Thursday, May 5, 2011

25. "Humane" "Inhumane"

Can I call the person who's against torturing terrorist prisoners "humane"?

It depends. If by that torture others could be saved from a worse torture, death, then if I use my compliment-word I'm saying that more torturing is better than less torturing.  The world won't let me talk that way.

Suppose that torture won't save anybody from death. If a person is for it is he "inhumane"? No, not if he thinks it will save lives. The right word for him is "mistaken" — or "uninformed" or "misguided," or, at a lower level, "stupid."

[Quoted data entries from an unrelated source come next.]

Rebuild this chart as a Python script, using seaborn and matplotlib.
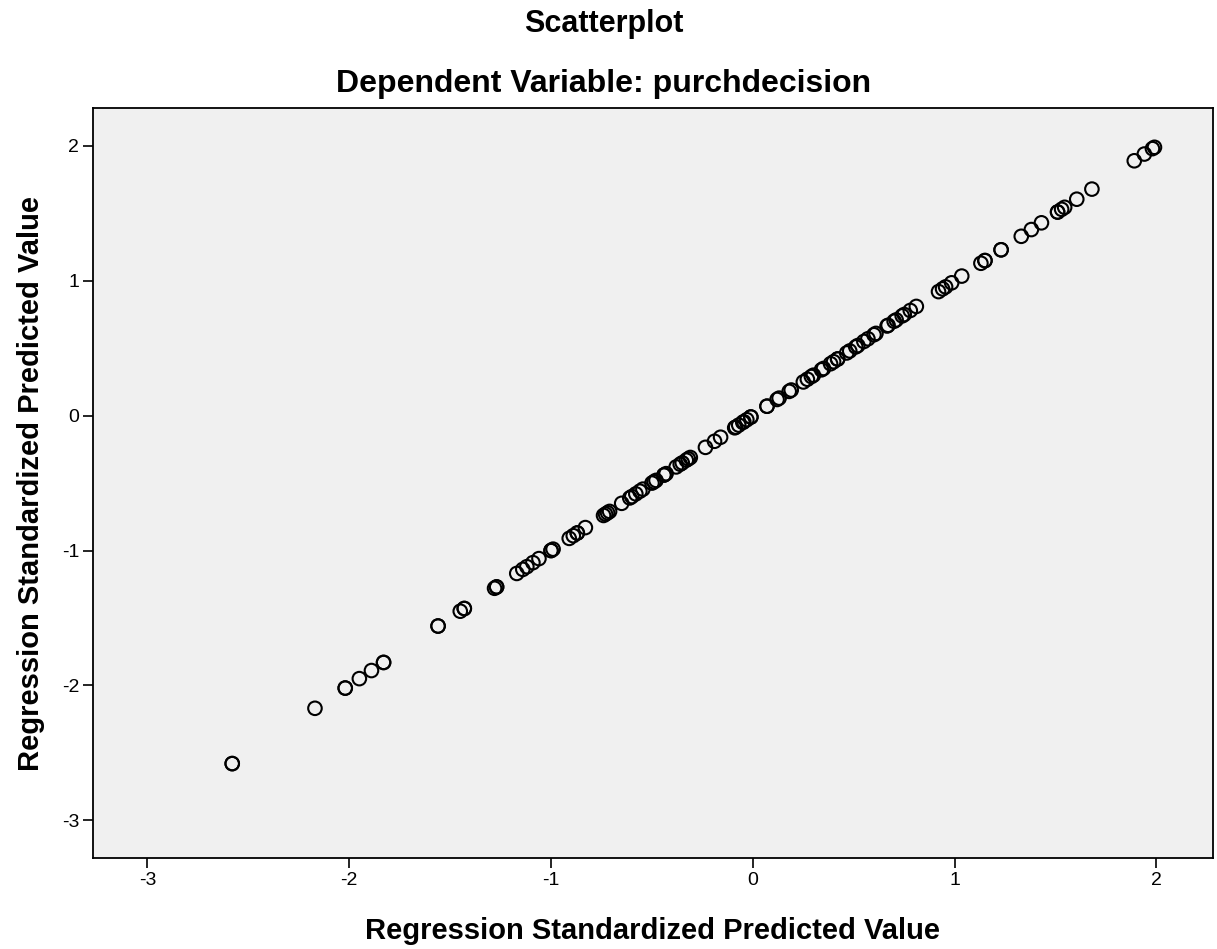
import matplotlib
matplotlib.use("Agg")
import matplotlib.pyplot as plt
import pandas as pd
import seaborn as sns

# standardized predicted values (plotted against themselves)
pred_std = [
    -2.58, -2.58,
    -2.17,
    -2.02, -2.02, -1.95, -1.89, -1.83, -1.83,
    -1.56, -1.56,
    -1.45, -1.43, -1.43,
    -1.28, -1.27, -1.27,
    -1.17, -1.14, -1.12, -1.09, -1.06,
    -1.00, -1.00, -0.99,
    -0.91, -0.89, -0.87, -0.87, -0.83,
    -0.74, -0.73, -0.72, -0.71,
    -0.65, -0.61, -0.60, -0.58, -0.56, -0.545,
    -0.50, -0.49, -0.48, -0.44, -0.44, -0.43,
    -0.38, -0.36, -0.35, -0.33, -0.32, -0.31,
    -0.235, -0.19, -0.16,
    -0.09, -0.085, -0.07, -0.05, -0.045, -0.03, -0.01, -0.01,
    0.07, 0.07, 0.12, 0.13, 0.18, 0.19,
    0.25, 0.27, 0.29, 0.30, 0.34, 0.35, 0.385, 0.40, 0.42, 0.42,
    0.465, 0.48, 0.51, 0.52, 0.55, 0.57, 0.60, 0.61,
    0.665, 0.67, 0.70, 0.71, 0.74, 0.75, 0.78, 0.81,
    0.92, 0.94, 0.955, 0.985, 1.035,
    1.13, 1.15, 1.15, 1.23, 1.23,
    1.33, 1.38, 1.43, 1.51, 1.51, 1.53, 1.545, 1.605, 1.68,
    1.89, 1.94, 1.98, 1.99,
]
ticks = [-3, -2, -1, 0, 1, 2]

df = pd.DataFrame({"x": pred_std, "y": pred_std})

sns.set_style("white")
plt.rcParams["font.family"] = ["Liberation Sans", "DejaVu Sans"]
plt.rcParams["axes.unicode_minus"] = False
plt.rcParams["text.color"] = "black"
plt.rcParams["axes.labelcolor"] = "black"

fig = plt.figure(figsize=(12.17, 9.49), dpi=100)
ax = fig.add_axes([0.0764, 0.0959, 0.9203, 0.7901])
ax.set_facecolor("#f0f0f0")

sns.scatterplot(data=df, x="x", y="y", ax=ax, marker="o", s=95,
                facecolor="none", edgecolor="black", linewidth=1.5)

ax.set_xlim(-3.27, 2.28)
ax.set_ylim(-3.28, 2.28)
ax.set_xticks(ticks)
ax.set_yticks(ticks)
ax.tick_params(axis="both", direction="out", length=7, width=1.2,
               labelsize=14, colors="black", pad=3, left=True, bottom=True)
for sp in ax.spines.values():
    sp.set_visible(True)
    sp.set_color("black")
    sp.set_linewidth(1.3)

ax.set_xlabel("Regression Standardized Predicted Value", fontsize=21,
              fontweight="bold", labelpad=20)
ax.set_ylabel("Regression Standardized Predicted Value", fontsize=21,
              fontweight="bold", labelpad=12)

fig.text(0.496, 0.975, "Scatterplot", ha="center", va="center",
         fontsize=22, fontweight="bold")
fig.text(0.496, 0.911, "Dependent Variable: purchdecision", ha="center",
         va="center", fontsize=23, fontweight="bold")

fig.savefig("out.png", dpi=100, facecolor="white")
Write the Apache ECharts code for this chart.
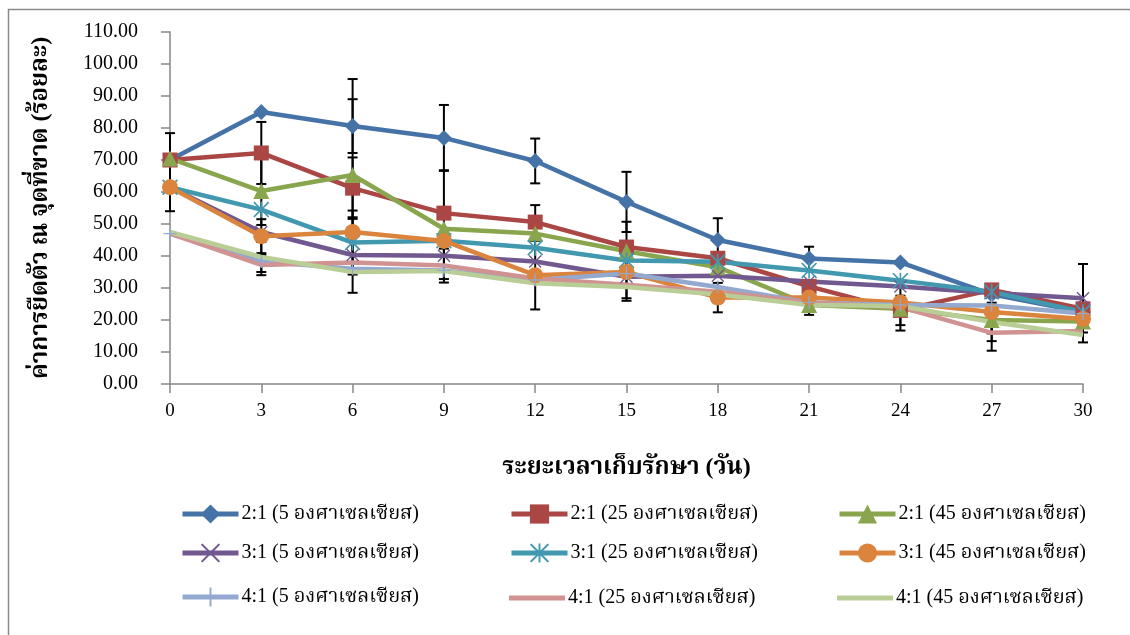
<!DOCTYPE html>
<html>
<head>
<meta charset="utf-8">
<script src="https://cdn.jsdelivr.net/npm/echarts@6/dist/echarts.min.js"></script>
<style>html,body{margin:0;padding:0;background:#fff}#c{width:1130px;height:635px}</style>
</head>
<body>
<div id="c"></div>
<script>
const days = ['0','3','6','9','12','15','18','21','24','27','30'];
const seriesNames = [
  '2:1 (5 องศาเซลเซียส)','2:1 (25 องศาเซลเซียส)','2:1 (45 องศาเซลเซียส)',
  '3:1 (5 องศาเซลเซียส)','3:1 (25 องศาเซลเซียส)','3:1 (45 องศาเซลเซียส)',
  '4:1 (5 องศาเซลเซียส)','4:1 (25 องศาเซลเซียส)','4:1 (45 องศาเซลเซียส)'
];
const r21_5  = [70, 85, 80.6, 76.9, 69.7, 56.9, 45, 39.2, 38, 28, 22.5];
const r21_25 = [70, 72.2, 61.2, 53.4, 50.6, 42.8, 39.3, 30.5, 23, 29.4, 23.5];
const r21_45 = [70.5, 60.3, 65.3, 48.5, 47, 41.5, 36.5, 24.7, 23.5, 20, 19.5];
const r31_5  = [61.5, 47.5, 40.3, 40.1, 38.3, 33.5, 33.8, 32, 30.5, 28.4, 26.8];
const r31_25 = [61.5, 54.5, 44.2, 44.8, 42.6, 38.6, 38.2, 35.5, 32.3, 28.8, 22.5];
const r31_45 = [61.5, 46.2, 47.5, 44.7, 34, 35, 27, 27, 25.5, 22.5, 20.3];
const r41_5  = [47, 38.3, 36, 35.5, 32.5, 34.5, 30.3, 25.5, 24.7, 24.5, 22];
const r41_25 = [47, 37.2, 38, 37, 33, 31, 28.8, 25.5, 24, 16, 16.6];
const r41_45 = [47.5, 39.7, 35, 35.3, 31.5, 30.3, 28, 24.7, 24.4, 19.4, 15.3];

// error bar half-widths (SD); null = not visible
const e21_5  = [8.4, null, 8.4, 10.3, 7, 9.4, 6.8, 3.7, null, null, null];
const e21_25 = [null, 9.7, 9.6, 13.4, 5.3, 7.9, null, null, 4.6, null, null];
const e21_45 = [null, 10.6, 30, null, null, null, null, 3.1, null, 4.2, null];
const e31_5  = [null, null, 11.8, 7.3, null, null, null, null, null, null, 10.7];
const e31_25 = [null, null, 10, null, null, null, null, null, null, null, null];
const e31_45 = [7.5, 5.3, null, null, 10.7, 8.2, 4.6, null, null, null, null];
const e41_5  = [null, null, null, null, null, null, null, null, null, null, null];
const e41_25 = [null, 3.2, null, 5.3, null, 5, null, null, null, 5.6, 3.6];
const e41_45 = [null, 4.7, null, null, null, null, null, null, 7.7, 6, null];

const yTicks = {min: 0, max: 110, interval: 10};

const values = [r21_5, r21_25, r21_45, r31_5, r31_25, r31_45, r41_5, r41_25, r41_45];
const errors = [e21_5, e21_25, e21_45, e31_5, e31_25, e31_45, e41_5, e41_25, e41_45];
const colors = ['#4572A7','#AA4643','#89A54E','#71588F','#4198AF','#DB843D','#93A9CF','#D19392','#B9CD96'];
const symX = 'path://M0,1.5 L1.5,0 L10,8.5 L18.5,0 L20,1.5 L11.5,10 L20,18.5 L18.5,20 L10,11.5 L1.5,20 L0,18.5 L8.5,10 Z';
const symAst = symX + ' M9,0 L11,0 L11,20 L9,20 Z';
const symPlus = 'path://M9,0 L11,0 L11,9 L20,9 L20,11 L11,11 L11,20 L9,20 L9,11 L0,11 L0,9 L9,9 Z';
const symbols = ['diamond','rect','triangle', symX, symAst, 'circle', symPlus, 'none', 'none'];
const symSizes = [16, 15, 16, 13, 16, 16, 13, 0, 0];

const serif = "'Liberation Serif','Times New Roman','Noto Serif Thai','Noto Sans Thai',serif";

const series = [];
values.forEach((vals, i) => {
  series.push({
    type: 'line', name: seriesNames[i], data: vals,
    symbol: symbols[i], symbolSize: symSizes[i], showSymbol: symbols[i] !== 'none',
    lineStyle: {color: colors[i], width: 4.5},
    itemStyle: {color: colors[i]},
    z: 3, animation: false
  });
});
values.forEach((vals, i) => {
  const d = [];
  errors[i].forEach((e, k) => { if (e != null) d.push([k, vals[k], e]); });
  if (!d.length) return;
  series.push({
    type: 'custom', name: 'err' + i, data: d, z: 2, animation: false, silent: true,
    renderItem: function (params, api) {
      const x = api.value(0), v = api.value(1), e = api.value(2);
      const t = api.coord([x, v + e]);
      const b = api.coord([x, v - e]);
      const hw = 5;
      const st = {stroke: '#000', lineWidth: 2};
      return {type: 'group', children: [
        {type: 'line', shape: {x1: t[0], y1: t[1], x2: b[0], y2: b[1]}, style: st},
        {type: 'line', shape: {x1: t[0]-hw, y1: t[1], x2: t[0]+hw, y2: t[1]}, style: st},
        {type: 'line', shape: {x1: b[0]-hw, y1: b[1], x2: b[0]+hw, y2: b[1]}, style: st}
      ]};
    }
  });
});

const colLeft = [180, 509, 837];
const rowTop = [504, 543, 587];
const legends = seriesNames.map((n, i) => {
  const noSym = symbols[i] === 'none';
  return {
    data: [n], left: colLeft[i % 3], top: rowTop[Math.floor(i / 3)] - (noSym ? 0 : 1),
    itemWidth: 56, itemHeight: noSym ? 5 : 24, padding: 0, itemGap: 0,
    icon: noSym ? 'rect' : undefined,
    lineStyle: {width: 5},
    textStyle: {fontFamily: serif, fontSize: 20, color: '#000', padding: [0,0,0,-2], lineHeight: 22}
  };
});

const chart = echarts.init(document.getElementById('c'), null, {renderer: 'canvas'});
chart.setOption({
  animation: false,
  backgroundColor: '#fff',
  graphic: [{type: 'rect', left: 6, top: 7, shape: {x: 0, y: 0, width: 1135, height: 640},
    style: {fill: 'none', stroke: '#8a8a8a', lineWidth: 1.5}, z: 0}],
  grid: {left: 170, right: 47, top: 32, bottom: 251},
  legend: legends,
  xAxis: {
    type: 'category', data: days, boundaryGap: false,
    name: 'ระยะเวลาเก็บรักษา (วัน)', nameLocation: 'middle', nameGap: 72,
    nameTextStyle: {fontFamily: serif, fontSize: 24, fontWeight: 'bold', color: '#000'},
    axisLine: {lineStyle: {color: '#868686', width: 1.5}},
    axisTick: {show: true, alignWithLabel: true, length: 9, lineStyle: {color: '#868686', width: 1.5}},
    axisLabel: {fontFamily: serif, fontSize: 19, color: '#000', margin: 18},
    splitLine: {show: false}
  },
  yAxis: {
    type: 'value', min: yTicks.min, max: yTicks.max, interval: yTicks.interval,
    name: 'ค่าการยืดตัว ณ จุดที่ขาด (ร้อยละ)', nameLocation: 'middle', nameGap: 117, nameRotate: 90,
    nameTextStyle: {fontFamily: serif, fontSize: 24, fontWeight: 'bold', color: '#000'},
    axisLine: {show: true, lineStyle: {color: '#868686', width: 1.5}},
    axisTick: {show: true, length: 9, lineStyle: {color: '#868686', width: 1.5}},
    axisLabel: {fontFamily: serif, fontSize: 20, color: '#000', margin: 32,
      formatter: v => v.toFixed(2)},
    splitLine: {show: false}
  },
  series: series
});
</script>
</body>
</html>
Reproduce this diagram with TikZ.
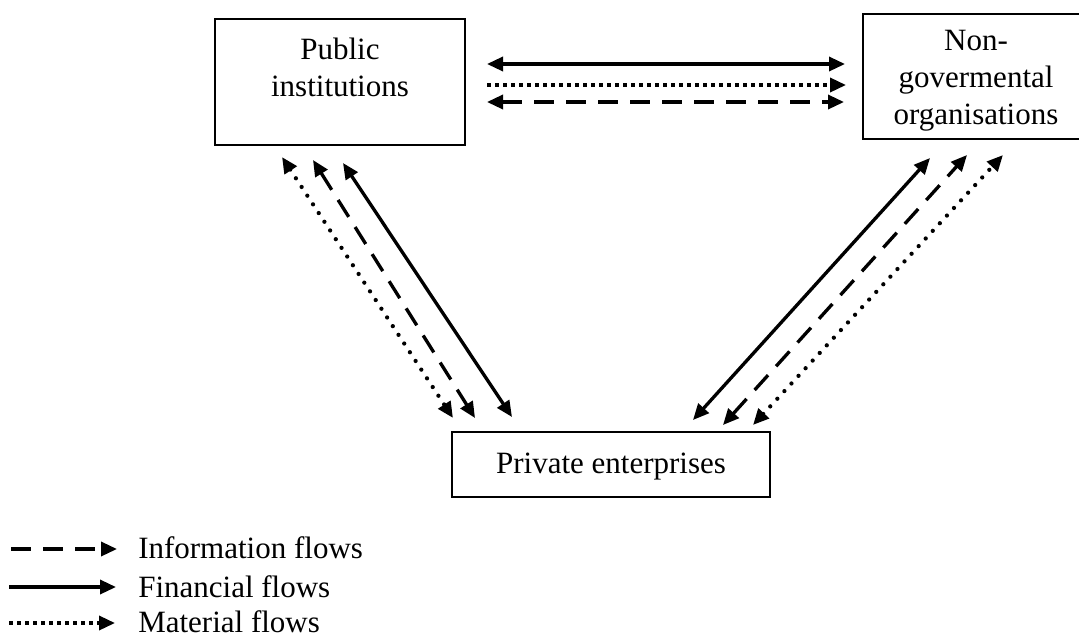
\documentclass[tikz,border=0pt]{standalone}
\usepackage{fontspec}
\setmainfont{Liberation Serif}
\usetikzlibrary{arrows.meta}
\begin{document}
\begin{tikzpicture}[x=0.75pt,y=-0.75pt,
  box/.style={draw, line width=1.1pt, inner sep=0pt},
  lbl/.style={inner sep=0pt, align=center, font=\fontsize{23.25}{27.75}\selectfont},
  tip/.style={-{Triangle[length=12pt,width=10.5pt]}},
  tips/.style={{Triangle[length=12pt,width=10.5pt]}-{Triangle[length=12pt,width=10.5pt]}},
  fin/.style={line width=2.5pt},
  info/.style={line width=2.5pt, dash pattern=on 15pt off 9pt},
  math/.style={line width=2.6pt, dash pattern=on 2.8pt off 3.2pt},
  matd/.style={line width=3.2pt, line cap=round, dash pattern=on 0pt off 7.8pt}]
\useasboundingbox (0,0) rectangle (1079,637);
\begin{scope}
\clip (0,0) rectangle (1079,637);
% boxes
\node[box, minimum width=187.5pt, minimum height=94.5pt] (pub) at (340,82) {};
\node[lbl, anchor=north] (pubt) at (340,38) {Public\\institutions};
\node[box, minimum width=169.5pt, minimum height=93.75pt] (ngo) at (976,76.5) {};
\node[lbl, anchor=north] (ngot) at (976,30) {Non-\\govermental\\organisations};
\node[box, minimum width=238.5pt, minimum height=48.75pt] (priv) at (611,464.5) {};
\node[lbl, anchor=base] (privt) at (611,473) {Private enterprises};

% horizontal flows
\coordinate (h1a) at (487,64);  \coordinate (h1b) at (845,64);
\coordinate (h2a) at (487,85);  \coordinate (h2b) at (846,85);
\coordinate (h3a) at (487,102); \coordinate (h3b) at (844,102);
\draw[fin, tips] (h1a) -- (h1b);
\draw[math, tip] (h2a) -- (h2b);
\draw[info, tips] (h3a) -- (h3b);

% left diagonals
\coordinate (l1a) at (282,157); \coordinate (l1b) at (453,418);
\coordinate (l2a) at (313,160); \coordinate (l2b) at (475,418);
\coordinate (l3a) at (343,163); \coordinate (l3b) at (512,417);
\draw[matd, tips] (l1a) -- (l1b);
\draw[info, tips] (l2a) -- (l2b);
\draw[fin, tips] (l3a) -- (l3b);

% right diagonals
\coordinate (r1a) at (693,420); \coordinate (r1b) at (930,158);
\coordinate (r2a) at (723,425); \coordinate (r2b) at (967,155);
\coordinate (r3a) at (753,425); \coordinate (r3b) at (1003,155);
\draw[fin, tips] (r1a) -- (r1b);
\draw[info, tips] (r2a) -- (r2b);
\draw[matd, tips] (r3a) -- (r3b);

% legend
\coordinate (g1a) at (11,549); \coordinate (g1b) at (117,549);
\coordinate (g2a) at (9,587);  \coordinate (g2b) at (116,587);
\coordinate (g3a) at (9,623);  \coordinate (g3b) at (115,623);
\draw[info, tip] (g1a) -- (g1b);
\draw[fin, tip] (g2a) -- (g2b);
\draw[math, tip] (g3a) -- (g3b);
\node[lbl, anchor=base west] (g1t) at (138,558) {Information flows};
\node[lbl, anchor=base west] (g2t) at (138,597) {Financial flows};
\node[lbl, anchor=base west] (g3t) at (138,632) {Material flows};
\end{scope}
\end{tikzpicture}
\end{document}
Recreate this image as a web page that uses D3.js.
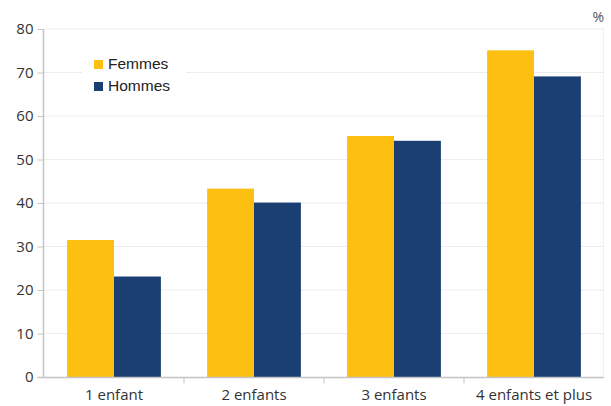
<!DOCTYPE html>
<html><head><meta charset="utf-8">
<script src="https://cdn.jsdelivr.net/npm/d3@7"></script>
<style>body{margin:0;background:#fff;}svg{display:block;}</style>
</head><body>
<svg id="c" width="611" height="406"></svg>
<script>
const categories = ["1 enfant", "2 enfants", "3 enfants", "4 enfants et plus"];
const seriesNames = ["Femmes", "Hommes"];
const femmes = [31.5, 43.3, 55.4, 75.1];
const hommes = [23.1, 40.1, 54.3, 69.1];
const yTicks = [0, 10, 20, 30, 40, 50, 60, 70, 80];
const colors = ["#FDC010", "#1B3F73"];

const svg = d3.select("#c");
const L = 44, R = 604, T = 29, B = 377;
const x = d3.scaleBand().domain(categories).range([L, R]).paddingInner(0.33).paddingOuter(0.165);
const xs = d3.scaleBand().domain(seriesNames).range([0, x.bandwidth()]);
const y = d3.scaleLinear().domain([0, 80]).range([B, T]);

// gridlines
svg.append("g").selectAll("line").data(yTicks.filter(d => d > 0)).join("line")
  .attr("x1", L).attr("x2", R).attr("y1", d => y(d)).attr("y2", d => y(d))
  .attr("stroke", "#ececec").attr("stroke-width", 1);
svg.append("line").attr("x1", R - 0.5).attr("x2", R - 0.5).attr("y1", T).attr("y2", B)
  .attr("stroke", "#f0f0f0");

// bars
const data = categories.map((c, i) => ({c, vals: [femmes[i], hommes[i]]}));
const g = svg.append("g").selectAll("g").data(data).join("g")
  .attr("transform", d => `translate(${x(d.c)},0)`);
g.selectAll("rect").data(d => d.vals.map((v, j) => ({s: seriesNames[j], v, j}))).join("rect")
  .attr("x", d => xs(d.s)).attr("width", xs.bandwidth())
  .attr("y", d => y(d.v)).attr("height", d => B - y(d.v))
  .attr("fill", d => colors[d.j]);

// y axis
const ya = svg.append("g").attr("transform", `translate(${L - 0.5},0)`)
  .call(d3.axisLeft(y).tickValues(yTicks).tickSize(6).tickPadding(4));
ya.select(".domain").attr("stroke", "#c4c4c4").attr("stroke-width", 1.5).attr("d", `M0,${T}V${B}`);
ya.selectAll(".tick line").attr("stroke", "#c4c4c4");
ya.selectAll(".tick text").attr("fill", "#333").style("font-family", "'Open Sans', sans-serif").style("font-size", "15px");

// x axis
const xa = svg.append("g").attr("transform", `translate(0,${B + 0.5})`)
  .call(d3.axisBottom(x).tickSize(0).tickPadding(12));
xa.select(".domain").attr("stroke", "#c4c4c4").attr("stroke-width", 1.5).attr("d", `M${L - 6},0H${R}`);
xa.selectAll(".tick text").attr("fill", "#333").style("font-family", "'Open Sans', sans-serif").style("font-size", "15px");
const step = x.step();
const edges = categories.slice(1).map(c => x(c) - x.paddingInner() * step / 2);
xa.selectAll(".sep").data(edges).join("line").attr("class", "sep")
  .attr("x1", d => d).attr("x2", d => d).attr("y1", 0).attr("y2", 6).attr("stroke", "#c4c4c4");

// percent label
svg.append("text").attr("x", 604).attr("y", 22).attr("text-anchor", "end")
  .attr("fill", "#555").style("font-family", "'Open Sans', sans-serif").style("font-size", "14px").text("%");

// legend
const lg = svg.append("g").attr("transform", "translate(82,50)");
lg.append("rect").attr("x", 0).attr("y", 0).attr("width", 104).attr("height", 48).attr("fill", "#fff");
seriesNames.forEach((s, i) => {
  lg.append("rect").attr("x", 12).attr("y", 10 + i * 22).attr("width", 9).attr("height", 9).attr("fill", colors[i]);
  lg.append("text").attr("x", 26).attr("y", 19 + i * 22).attr("fill", "#222")
    .style("font-family", "'Liberation Sans', Arial, sans-serif").style("font-size", "15.5px").text(s);
});
</script>
</body></html>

There are many vital questions here — whether the imprisoned terrorist's suffering will in fact save others, what the probabilities are, how high they have to be — that don't test for humanity or inhumanity. They test for knowledge and intelligence.

Thus as others are calling President Bush "cruel" and "bloodthirsty" for his support of water-boarding I can call him "humane." I am saying nothing about his knowledge and intelligence.

Tuesday, May 3, 2011

24. "War-making machine."


We know that Western officials can't speak frankly and literally about what they're doing in Libya but the literal meaning of the words they use does keep poking us. David Cameron said that the bombing of Qaddafi's compound was consistent with the Security Council mandate to stop a "loss of civilian life by targeting Qaddafi's war-making machine." What is his brain but a war-making machine? Target it, then.


I can hear the targeter defending himself in the inner circle. "What do you want me to do, collateral the bastard?" "Collateral damage" has already produced a verb, and it hasn't occurred to anybody yet that Qaddafi's brain is the big command and control center.


How refreshing it now must be to speak about Osama bin Laden, to say, in the inner circle, "We got him," and then say the same thing outside. A rare pleasure in political life.

23. The Realm of Possibility.

Yesterday a spokesman said that the State Department condemned the attacks on its embassy in Libya in "the strongest possible terms." What were the terms? We language geeks would like to know.